Here's the real threat that I haven't seen anyone articulate. I'm not worried about students asking for trigger warnings. Students ask for many things and, handled well, they provide a chance for dialogue, teaching, and learning (for all of us!). Here are some tweets about the real danger:
The only real problem with trigger warnings is when craven administrators use them as a tool to undermine academic freedom.— David M. Perry (@Lollardfish) August 15, 2015
You can read the #Salaita story through the trigger-warning lens, because "uncomfortable students" was the reason Wise gave for firing him.+— David M. Perry (@Lollardfish) August 15, 2015
When Phyllis Wise explained the firing of Steven Salaita, she said that a student might feel uncomfortable if they couldn't be sure Salaita would speak respectfully and with civility at all times.Of course, we know now ... and we knew then ... that "uncomfortable students" was bullshit. It was high-impact donors and the BoT.— David M. Perry (@Lollardfish) August 15, 2015
The important thing to remember is that she was lying.

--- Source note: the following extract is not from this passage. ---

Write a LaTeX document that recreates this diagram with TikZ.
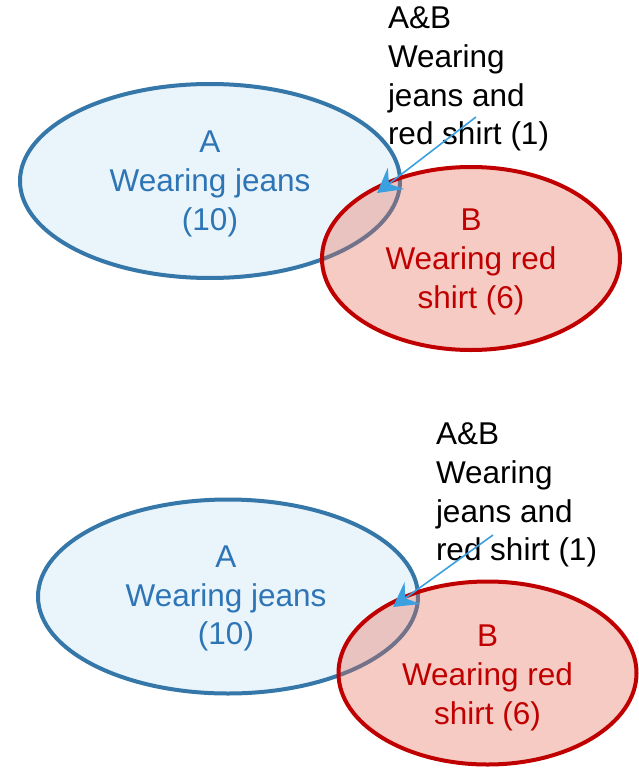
\documentclass[tikz,border=0pt]{standalone}
\usepackage{fontspec}
\setmainfont{Liberation Sans}
\usetikzlibrary{arrows.meta,shapes.geometric}

\definecolor{jeansline}{RGB}{53,119,168}
\definecolor{jeansfill}{RGB}{234,244,251}
\definecolor{jeanstext}{RGB}{46,117,182}
\definecolor{shirtline}{RGB}{192,0,0}
\definecolor{shirtfill}{RGB}{229,106,84}
\definecolor{pointer}{RGB}{58,160,224}

\begin{document}
\begin{tikzpicture}[x=1pt,y=-1pt,
  every node/.style={font=\fontsize{31.5}{38.7}\selectfont, inner sep=0pt, outer sep=0pt},
  setA/.style={ellipse, draw=jeansline, fill=jeansfill, line width=4pt,
    minimum width=380pt, minimum height=194pt},
  setB/.style={ellipse, draw=shirtline, fill=shirtfill, fill opacity=0.35,
    draw opacity=1, line width=4pt,
    minimum width=298pt, minimum height=183pt},
  textA/.style={text=jeanstext, align=center},
  textB/.style={text=shirtline, align=center},
  both/.style={anchor=north west, align=left, text=black},
  callout/.style={draw=pointer, line width=1.6pt,
    -{Stealth[length=24pt, width=27pt, inset=9pt]}}]

\useasboundingbox (0,0) rectangle (639,768);

% upper diagram
\node[setA] (A1) at (210,181) {};
\node[setB] (B1) at (471,258.5) {};
\node[textA] (A1t) at (210,184) {A\\Wearing jeans\\(10)};
\node[textB] (B1t) at (471,262) {B\\Wearing red\\shirt (6)};
\node[both] (AB1) at (388,7) {A\&B\\Wearing\\jeans and\\red shirt (1)};
\coordinate (from1) at (476,117);
\coordinate (to1) at (377,193);
\draw[callout] (from1) -- (to1);

% lower diagram
\node[setA] (A2) at (228,596.5) {};
\node[setB] (B2) at (487.5,673) {};
\node[textA] (A2t) at (226,598.5) {A\\Wearing jeans\\(10)};
\node[textB] (B2t) at (487.5,678) {B\\Wearing red\\shirt (6)};
\node[both] (AB2) at (436,423) {A\&B\\Wearing\\jeans and\\red shirt (1)};
\coordinate (from2) at (493,535);
\coordinate (to2) at (393,607);
\draw[callout] (from2) -- (to2);
\end{tikzpicture}
\end{document}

If you are concerned about about trigger warnings, about PC culture run amok, about coddling minds, about all these issues - focus on fighting craven or corrupt administrators, the politicians and their appointed cronies who both enable and threaten them. Fight for academic freedom and whatever slivers of governance we still maintain or might be able to restore.
And dear hugely popular high status high prestige media - STOP PUBLISHING TRIGGER WARNING ARTICLES. We get it. You'd like the kids to get off your porch. If you hate having to think about the impact of language on people, maybe you should take up a career other than writing?